14 Ağustos 2013 Çarşamba

"Türkan" Ayşe Kulin'in yorumuyla...

 
   Hoca hakkında yazılmış çok şey var. Üstüne bir de kendi yazdıkları var (ki adıyla arattığınızda sadece idefiksde karşınıza onaltı sonuç çıkıyor). Demek ki nedir. Daha iyisini bulabileceğiniz bir kaynak varsa oraya yönelmelisiniz.
   Sadece yazarın üslubunu meraktan yöneldim kitabımıza, daha önce okuduklarım ışığında bir de bu açıdan bakmak istedim. 

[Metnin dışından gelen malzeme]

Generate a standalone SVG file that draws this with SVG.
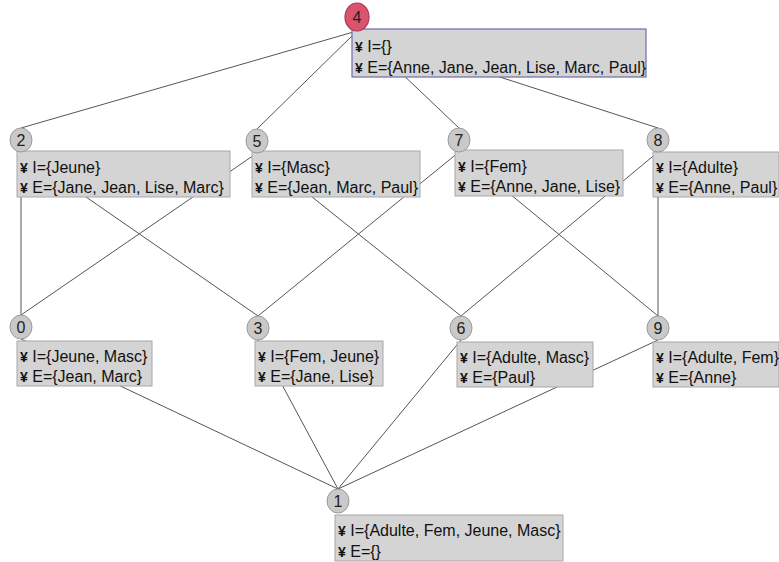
<svg xmlns="http://www.w3.org/2000/svg" width="779" height="562" viewBox="0 0 779 562">
<style>
.e{stroke:#555;stroke-width:1;fill:none}
.box{fill:#d4d4d4;stroke:#a8a8a8;stroke-width:1}
.top{fill:#d4d4d4;stroke:#6c6cb0;stroke-width:1.2}
.c{fill:#c9c9c9;stroke:#9a9a9a;stroke-width:1}
.cr{fill:#d9546c;stroke:#a83a52;stroke-width:1.2}
.n{font-family:"Liberation Sans",Arial,sans-serif;font-size:16px;fill:#222;text-anchor:middle}
.t{font-family:"Liberation Sans",Arial,sans-serif;font-size:16px;fill:#111}
.b{font-weight:bold;font-size:14px}
</style>
<rect width="779" height="562" fill="#fff"/>
<g id="edges">
<line class="e" x1="357" y1="31" x2="21" y2="128"/>
<line class="e" x1="357" y1="31" x2="257" y2="129"/>
<line class="e" x1="357" y1="31" x2="459" y2="128"/>
<line class="e" x1="357" y1="31" x2="658" y2="128"/>
<line class="e" x1="21" y1="152" x2="21" y2="315"/>
<line class="e" x1="21" y1="152" x2="258" y2="316"/>
<line class="e" x1="257" y1="153" x2="21" y2="315"/>
<line class="e" x1="257" y1="153" x2="461" y2="316"/>
<line class="e" x1="459" y1="152" x2="258" y2="316"/>
<line class="e" x1="459" y1="152" x2="658" y2="316"/>
<line class="e" x1="658" y1="152" x2="461" y2="316"/>
<line class="e" x1="658" y1="152" x2="658" y2="316"/>
<line class="e" x1="21" y1="339" x2="338" y2="489"/>
<line class="e" x1="258" y1="340" x2="338" y2="489"/>
<line class="e" x1="461" y1="340" x2="338" y2="489"/>
<line class="e" x1="658" y1="340" x2="338" y2="489"/>
</g>
<g id="node4">
<rect class="top" x="352" y="29" width="294" height="48"/>
<text class="t" x="355" y="52"><tspan class="b">¥</tspan> I={}</text>
<text class="t" x="355" y="73"><tspan class="b">¥</tspan> E={Anne, Jane, Jean, Lise, Marc, Paul}</text>
<ellipse class="cr" cx="357" cy="17" rx="12" ry="14"/>
<text class="n" x="357" y="23">4</text>
</g>
<g id="node2">
<rect class="box" x="17" y="151" width="213" height="46"/>
<text class="t" x="20" y="173"><tspan class="b">¥</tspan> I={Jeune}</text>
<text class="t" x="20" y="193"><tspan class="b">¥</tspan> E={Jane, Jean, Lise, Marc}</text>
<ellipse class="c" cx="21" cy="140" rx="11" ry="12"/>
<text class="n" x="21" y="146">2</text>
</g>
<g id="node5">
<rect class="box" x="252" y="151" width="168" height="46"/>
<text class="t" x="255" y="173"><tspan class="b">¥</tspan> I={Masc}</text>
<text class="t" x="255" y="193"><tspan class="b">¥</tspan> E={Jean, Marc, Paul}</text>
<ellipse class="c" cx="257" cy="141" rx="11" ry="12"/>
<text class="n" x="257" y="147">5</text>
</g>
<g id="node7">
<rect class="box" x="455" y="150" width="168" height="46"/>
<text class="t" x="458" y="172"><tspan class="b">¥</tspan> I={Fem}</text>
<text class="t" x="458" y="192"><tspan class="b">¥</tspan> E={Anne, Jane, Lise}</text>
<ellipse class="c" cx="459" cy="140" rx="11" ry="12"/>
<text class="n" x="459" y="146">7</text>
</g>
<g id="node8">
<rect class="box" x="653" y="152" width="126" height="45"/>
<text class="t" x="656" y="173"><tspan class="b">¥</tspan> I={Adulte}</text>
<text class="t" x="656" y="193"><tspan class="b">¥</tspan> E={Anne, Paul}</text>
<ellipse class="c" cx="658" cy="140" rx="11" ry="12"/>
<text class="n" x="658" y="146">8</text>
</g>
<g id="node0">
<rect class="box" x="17" y="341" width="135" height="45"/>
<text class="t" x="20" y="362"><tspan class="b">¥</tspan> I={Jeune, Masc}</text>
<text class="t" x="20" y="382"><tspan class="b">¥</tspan> E={Jean, Marc}</text>
<ellipse class="c" cx="21" cy="327" rx="11" ry="12"/>
<text class="n" x="21" y="333">0</text>
</g>
<g id="node3">
<rect class="box" x="255" y="341" width="128" height="45"/>
<text class="t" x="258" y="362"><tspan class="b">¥</tspan> I={Fem, Jeune}</text>
<text class="t" x="258" y="382"><tspan class="b">¥</tspan> E={Jane, Lise}</text>
<ellipse class="c" cx="258" cy="328" rx="11" ry="12"/>
<text class="n" x="258" y="334">3</text>
</g>
<g id="node6">
<rect class="box" x="457" y="342" width="136" height="45"/>
<text class="t" x="460" y="363"><tspan class="b">¥</tspan> I={Adulte, Masc}</text>
<text class="t" x="460" y="383"><tspan class="b">¥</tspan> E={Paul}</text>
<ellipse class="c" cx="461" cy="328" rx="11" ry="12"/>
<text class="n" x="461" y="334">6</text>
</g>
<g id="node9">
<rect class="box" x="653" y="342" width="126" height="45"/>
<text class="t" x="656" y="363"><tspan class="b">¥</tspan> I={Adulte, Fem}</text>
<text class="t" x="656" y="383"><tspan class="b">¥</tspan> E={Anne}</text>
<ellipse class="c" cx="658" cy="328" rx="11" ry="12"/>
<text class="n" x="658" y="334">9</text>
</g>
<g id="node1">
<rect class="box" x="335" y="515" width="228" height="46"/>
<text class="t" x="338" y="536"><tspan class="b">¥</tspan> I={Adulte, Fem, Jeune, Masc}</text>
<text class="t" x="338" y="557"><tspan class="b">¥</tspan> E={}</text>
<ellipse class="c" cx="338" cy="501" rx="11" ry="12"/>
<text class="n" x="338" y="507">1</text>
</g>
</svg>
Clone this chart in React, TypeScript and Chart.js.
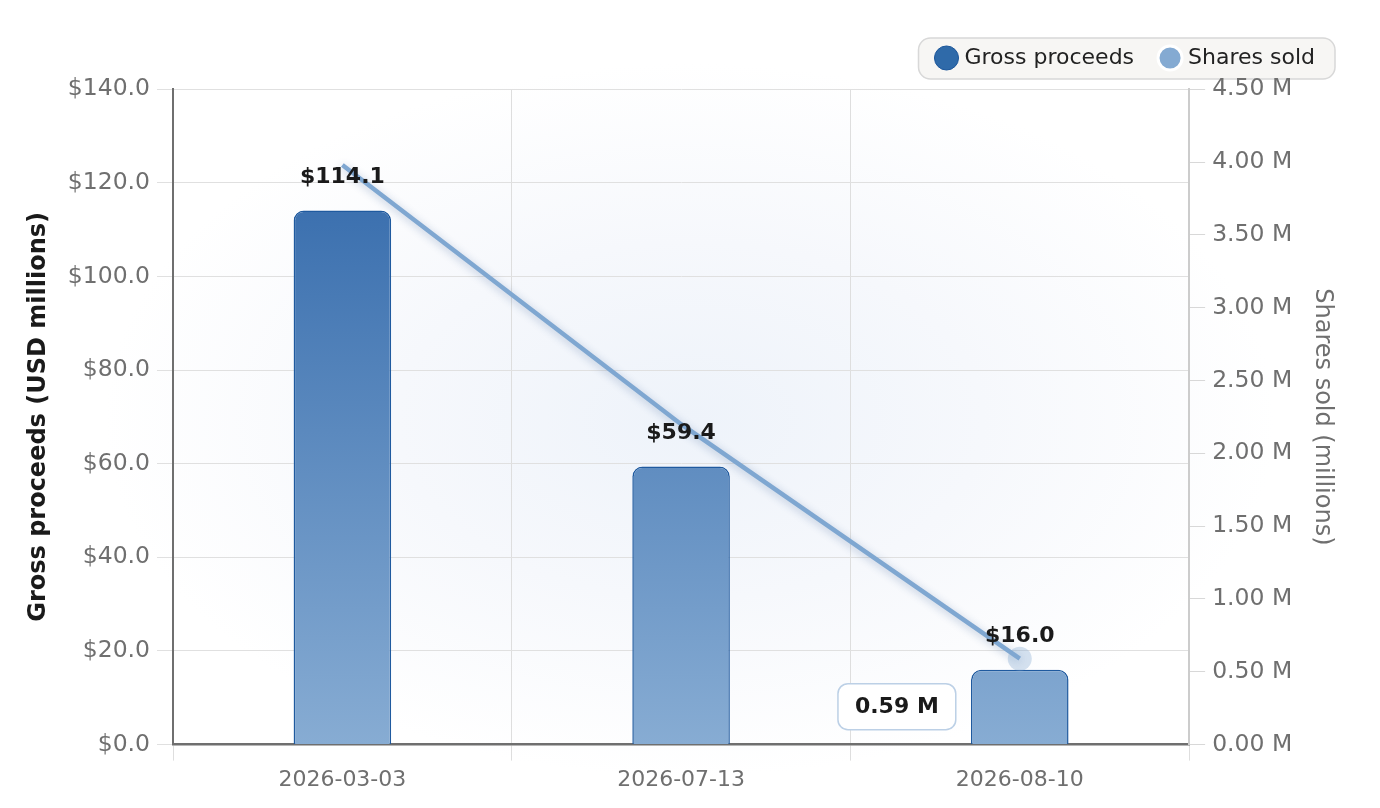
import React, { useEffect, useRef } from 'react';
import { Chart, registerables } from 'chart.js';
Chart.register(...registerables);

const dates = ['2026-03-03', '2026-07-13', '2026-08-10'];
const grossProceeds = [114.1, 59.4, 16.0];
const sharesSold = [3.98, 2.2, 0.59];
const highlightIndex = 2;

const FONT = '"DejaVu Sans", sans-serif';

// soft shadow under the shares line
const lineShadow = {
  id: 'lineShadow',
  beforeDatasetDraw(chart: any, args: any) {
    if (args.index !== 1) return;
    const ctx = chart.ctx;
    ctx.save();
    ctx.shadowColor = 'rgba(40, 80, 140, 0.32)';
    ctx.shadowBlur = 8;
    ctx.shadowOffsetY = 2;
  },
  afterDatasetDraw(chart: any, args: any) {
    if (args.index !== 1) return;
    chart.ctx.restore();
  },
};

// rounded box behind the legend
const legendBox = {
  id: 'legendBox',
  beforeDraw(chart: any) {
    const boxes = chart.legend?.legendHitBoxes;
    if (!boxes || !boxes.length) return;
    const first = boxes[0];
    const last = boxes[boxes.length - 1];
    const x0 = first.left - 21;
    const x1 = last.left + last.width + 20;
    const y0 = first.top - 9;
    const y1 = first.top + first.height + 10;
    const ctx = chart.ctx;
    ctx.save();
    ctx.beginPath();
    ctx.roundRect(x0, y0, x1 - x0, y1 - y0, 12);
    ctx.fillStyle = '#f7f6f4';
    ctx.fill();
    ctx.lineWidth = 1.5;
    ctx.strokeStyle = '#d8d8d8';
    ctx.stroke();
    ctx.restore();
  },
};

// value labels above bars + highlighted point callout
const labels = {
  id: 'labels',
  afterDatasetsDraw(chart: any) {
    const ctx = chart.ctx;
    const bars = chart.getDatasetMeta(0).data;
    ctx.save();
    ctx.font = `bold 22px ${FONT}`;
    ctx.fillStyle = '#1a1a1a';
    ctx.textAlign = 'center';
    ctx.textBaseline = 'middle';
    bars.forEach((el: any, i: number) => {
      ctx.fillText(`$${grossProceeds[i].toFixed(1)}`, el.x, el.y - 33);
    });

    const pt = chart.getDatasetMeta(1).data[highlightIndex];
    if (pt) {
      ctx.beginPath();
      ctx.arc(pt.x, pt.y, 12, 0, Math.PI * 2);
      ctx.fillStyle = 'rgba(132, 170, 210, 0.35)';
      ctx.fill();

      const text = `${sharesSold[highlightIndex].toFixed(2)} M`;
      const w = ctx.measureText(text).width + 34;
      const h = 46;
      const right = pt.x - 64;
      const cy = pt.y + 48;
      ctx.beginPath();
      ctx.roundRect(right - w, cy - h / 2, w, h, 10);
      ctx.fillStyle = '#ffffff';
      ctx.fill();
      ctx.lineWidth = 1.5;
      ctx.strokeStyle = '#bcd0e6';
      ctx.stroke();
      ctx.fillStyle = '#1a1a1a';
      ctx.fillText(text, right - w / 2, cy + 1);
    }
    ctx.restore();
  },
};

const App: React.FC = () => {
  const canvasRef = useRef<HTMLCanvasElement>(null);
  const chartRef = useRef<Chart | null>(null);

  useEffect(() => {
    if (!canvasRef.current) return;
    if (chartRef.current) chartRef.current.destroy();

    chartRef.current = new Chart(canvasRef.current, {
      type: 'bar',
      data: {
        labels: dates,
        datasets: [
          {
            type: 'bar',
            label: 'Gross proceeds',
            data: grossProceeds,
            yAxisID: 'y',
            backgroundColor: (c: any) => {
              const area = c.chart.chartArea;
              if (!area) return '#4a80bb';
              const g = c.chart.ctx.createLinearGradient(0, area.top, 0, area.bottom);
              g.addColorStop(0, '#2b63a7');
              g.addColorStop(1, '#87acd3');
              return g;
            },
            borderColor: '#1f5a9f',
            borderWidth: 1.5,
            borderRadius: 10,
            borderSkipped: 'start',
            barPercentage: 0.36,
            categoryPercentage: 0.8,
            order: 1,
          },
          {
            type: 'line',
            label: 'Shares sold',
            data: sharesSold,
            yAxisID: 'y1',
            borderColor: '#7fa7d1',
            backgroundColor: '#84aad2',
            borderWidth: 4.5,
            pointRadius: 0,
            tension: 0,
            order: 0,
          },
        ],
      },
      options: {
        responsive: true,
        maintainAspectRatio: false,
        animation: false,
        layout: { padding: { left: 24, right: 43, top: 25, bottom: 9 } },
        plugins: {
          legend: {
            position: 'top',
            align: 'end',
            weight: 3000,
            labels: {
              usePointStyle: true,
              boxWidth: 14,
              boxHeight: 17,
              padding: 22,
              color: '#222',
              font: { family: FONT, size: 22 },
              generateLabels: () => [
                { text: 'Gross proceeds ', fillStyle: '#2f6aa9', strokeStyle: '#1d579b', lineWidth: 1, pointStyle: 'circle', datasetIndex: 0, hidden: false, fontColor: '#222' },
                { text: 'Shares sold', fillStyle: '#84aad2', strokeStyle: '#ffffff', lineWidth: 3, pointStyle: 'circle', datasetIndex: 1, hidden: false, fontColor: '#222' },
              ] as any,
            },
          } as any,
          // empty spacer between legend and plot
          title: {
            display: true,
            text: '',
            font: { size: 1 },
            padding: { top: 0, bottom: 9 },
          },
          tooltip: { enabled: false },
        },
        scales: {
          x: {
            offset: true,
            grid: { offset: true, color: '#dedede', tickLength: 16 },
            border: { color: '#6f6f6f', width: 2.5 },
            ticks: { color: '#6f6f6f', font: { family: FONT, size: 22 }, padding: 6 },
          },
          y: {
            position: 'left',
            min: 0,
            max: 140,
            grid: { color: '#e0e0e0', tickLength: 16 },
            border: { color: '#6f6f6f', width: 2 },
            ticks: {
              stepSize: 20,
              color: '#6f6f6f',
              padding: 7,
              font: { family: FONT, size: 23.5 },
              callback: (v: any) => `$${Number(v).toFixed(1)}`,
            },
            title: {
              display: true,
              text: 'Gross proceeds (USD millions)',
              color: '#1a1a1a',
              font: { family: FONT, size: 24, weight: 'bold' },
              padding: { top: 0, bottom: 8 },
            },
          },
          y1: {
            position: 'right',
            min: 0,
            max: 4.5,
            grid: { drawOnChartArea: false, color: '#d8d8d8', tickLength: 16 },
            border: { color: '#cccccc', width: 2 },
            ticks: {
              stepSize: 0.5,
              color: '#6f6f6f',
              padding: 7,
              font: { family: FONT, size: 23.5 },
              callback: (v: any) => `${Number(v).toFixed(2)} M`,
            },
            title: {
              display: true,
              text: 'Shares sold (millions)',
              color: '#6f6f6f',
              font: { family: FONT, size: 24 },
              padding: { top: 0, bottom: 9 },
            },
          },
        },
      },
      plugins: [lineShadow, legendBox, labels],
    });

    return () => {
      chartRef.current?.destroy();
      chartRef.current = null;
    };
  }, []);

  return (
    <div
      style={{
        position: 'fixed',
        inset: 0,
        background: 'radial-gradient(ellipse at 50% 52%, #eef3fa 0%, #f6f8fc 30%, #ffffff 60%)',
      }}
    >
      <canvas ref={canvasRef}></canvas>
    </div>
  );
};

export default App;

   379 Sayfa çabucak bitiyor. Diğer otobiyografilere ilave olarak yakın arkadaşlarla yapılan mektuplardan alınan pasajlar öne çıkıyor. Kuru bir anlatım yerine romanesk bir yaklaşım tercih edilmiş. Lakin aradaki boşluklar kallavi olunca, bir geçmişe bir bugüne herhangi bir paralel kurgu olmaksızın geçiş yapılınca, üslup benim hiç ısınamadığım kulinesk üslup olunca : keçiboynuzu yemiş gibi oldum.
   İdealist ve sadece öyle kalmayıp aktivist bir insanın hayatını merak edenler elbette okuyup, daha yakından tanıyabilirler hocayı. Ancak düşüncelerine vakıf olmak isteyenlere kendi yazdığı kitapları öneririm.